## DO THIS:
Copy all of the material below exactly.

══ DATA

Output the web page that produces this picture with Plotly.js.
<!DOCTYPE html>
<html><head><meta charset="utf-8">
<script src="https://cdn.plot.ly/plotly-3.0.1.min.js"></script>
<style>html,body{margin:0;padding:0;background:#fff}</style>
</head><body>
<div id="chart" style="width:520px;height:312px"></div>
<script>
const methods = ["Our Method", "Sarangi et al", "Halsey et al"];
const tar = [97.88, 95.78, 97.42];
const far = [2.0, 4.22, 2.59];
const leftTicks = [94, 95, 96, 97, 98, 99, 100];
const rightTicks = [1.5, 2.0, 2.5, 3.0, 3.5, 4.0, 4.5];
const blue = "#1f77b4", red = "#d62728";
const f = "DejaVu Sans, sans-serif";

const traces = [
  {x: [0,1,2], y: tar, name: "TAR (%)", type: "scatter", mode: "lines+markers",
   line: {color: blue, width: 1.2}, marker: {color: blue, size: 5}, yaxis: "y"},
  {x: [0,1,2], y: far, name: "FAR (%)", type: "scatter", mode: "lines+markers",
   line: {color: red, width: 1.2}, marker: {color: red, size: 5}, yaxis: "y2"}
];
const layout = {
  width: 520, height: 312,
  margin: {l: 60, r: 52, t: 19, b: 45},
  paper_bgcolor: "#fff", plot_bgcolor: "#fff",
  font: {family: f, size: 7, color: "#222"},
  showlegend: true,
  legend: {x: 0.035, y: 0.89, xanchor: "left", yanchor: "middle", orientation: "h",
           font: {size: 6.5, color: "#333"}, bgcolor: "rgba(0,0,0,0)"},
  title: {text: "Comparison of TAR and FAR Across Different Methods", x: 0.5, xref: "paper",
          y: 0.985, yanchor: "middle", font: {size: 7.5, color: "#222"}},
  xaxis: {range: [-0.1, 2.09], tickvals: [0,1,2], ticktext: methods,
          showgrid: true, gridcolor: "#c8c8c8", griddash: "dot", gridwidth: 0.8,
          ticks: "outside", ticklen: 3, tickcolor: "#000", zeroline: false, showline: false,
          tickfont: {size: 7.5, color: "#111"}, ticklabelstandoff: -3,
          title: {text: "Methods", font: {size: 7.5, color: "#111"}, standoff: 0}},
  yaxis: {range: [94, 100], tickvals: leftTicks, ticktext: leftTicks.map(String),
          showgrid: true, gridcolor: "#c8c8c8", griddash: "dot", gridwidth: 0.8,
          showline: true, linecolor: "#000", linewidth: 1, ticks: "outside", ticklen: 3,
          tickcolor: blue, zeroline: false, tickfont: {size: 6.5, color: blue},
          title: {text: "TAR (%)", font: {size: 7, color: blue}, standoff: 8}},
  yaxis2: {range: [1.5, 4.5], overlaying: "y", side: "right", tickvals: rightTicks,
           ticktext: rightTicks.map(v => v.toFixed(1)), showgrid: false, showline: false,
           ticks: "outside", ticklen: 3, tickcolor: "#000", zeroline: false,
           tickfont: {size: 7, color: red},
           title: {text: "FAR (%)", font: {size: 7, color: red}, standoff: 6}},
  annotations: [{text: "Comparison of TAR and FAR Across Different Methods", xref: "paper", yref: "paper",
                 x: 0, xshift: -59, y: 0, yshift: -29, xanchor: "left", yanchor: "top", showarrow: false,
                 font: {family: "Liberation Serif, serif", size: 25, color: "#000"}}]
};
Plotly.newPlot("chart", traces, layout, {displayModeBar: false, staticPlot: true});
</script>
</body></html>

════

## SOLVED PROBLEM:
Output the web page that produces this picture with Plotly.js.
<!DOCTYPE html>
<html><head><meta charset="utf-8">
<script src="https://cdn.plot.ly/plotly-3.0.1.min.js"></script>
<style>html,body{margin:0;padding:0;background:#fff}</style>
</head><body>
<div id="chart" style="width:520px;height:312px"></div>
<script>
const methods = ["Our Method", "Sarangi et al", "Halsey et al"];
const tar = [97.88, 95.78, 97.42];
const far = [2.0, 4.22, 2.59];
const leftTicks = [94, 95, 96, 97, 98, 99, 100];
const rightTicks = [1.5, 2.0, 2.5, 3.0, 3.5, 4.0, 4.5];
const blue = "#1f77b4", red = "#d62728";
const f = "DejaVu Sans, sans-serif";

const traces = [
  {x: [0,1,2], y: tar, name: "TAR (%)", type: "scatter", mode: "lines+markers",
   line: {color: blue, width: 1.2}, marker: {color: blue, size: 5}, yaxis: "y"},
  {x: [0,1,2], y: far, name: "FAR (%)", type: "scatter", mode: "lines+markers",
   line: {color: red, width: 1.2}, marker: {color: red, size: 5}, yaxis: "y2"}
];
const layout = {
  width: 520, height: 312,
  margin: {l: 60, r: 52, t: 19, b: 45},
  paper_bgcolor: "#fff", plot_bgcolor: "#fff",
  font: {family: f, size: 7, color: "#222"},
  showlegend: true,
  legend: {x: 0.035, y: 0.89, xanchor: "left", yanchor: "middle", orientation: "h",
           font: {size: 6.5, color: "#333"}, bgcolor: "rgba(0,0,0,0)"},
  title: {text: "Comparison of TAR and FAR Across Different Methods", x: 0.5, xref: "paper",
          y: 0.985, yanchor: "middle", font: {size: 7.5, color: "#222"}},
  xaxis: {range: [-0.1, 2.09], tickvals: [0,1,2], ticktext: methods,
          showgrid: true, gridcolor: "#c8c8c8", griddash: "dot", gridwidth: 0.8,
          ticks: "outside", ticklen: 3, tickcolor: "#000", zeroline: false, showline: false,
          tickfont: {size: 7.5, color: "#111"}, ticklabelstandoff: -3,
          title: {text: "Methods", font: {size: 7.5, color: "#111"}, standoff: 0}},
  yaxis: {range: [94, 100], tickvals: leftTicks, ticktext: leftTicks.map(String),
          showgrid: true, gridcolor: "#c8c8c8", griddash: "dot", gridwidth: 0.8,
          showline: true, linecolor: "#000", linewidth: 1, ticks: "outside", ticklen: 3,
          tickcolor: blue, zeroline: false, tickfont: {size: 6.5, color: blue},
          title: {text: "TAR (%)", font: {size: 7, color: blue}, standoff: 8}},
  yaxis2: {range: [1.5, 4.5], overlaying: "y", side: "right", tickvals: rightTicks,
           ticktext: rightTicks.map(v => v.toFixed(1)), showgrid: false, showline: false,
           ticks: "outside", ticklen: 3, tickcolor: "#000", zeroline: false,
           tickfont: {size: 7, color: red},
           title: {text: "FAR (%)", font: {size: 7, color: red}, standoff: 6}},
  annotations: [{text: "Comparison of TAR and FAR Across Different Methods", xref: "paper", yref: "paper",
                 x: 0, xshift: -59, y: 0, yshift: -29, xanchor: "left", yanchor: "top", showarrow: false,
                 font: {family: "Liberation Serif, serif", size: 25, color: "#000"}}]
};
Plotly.newPlot("chart", traces, layout, {displayModeBar: false, staticPlot: true});
</script>
</body></html>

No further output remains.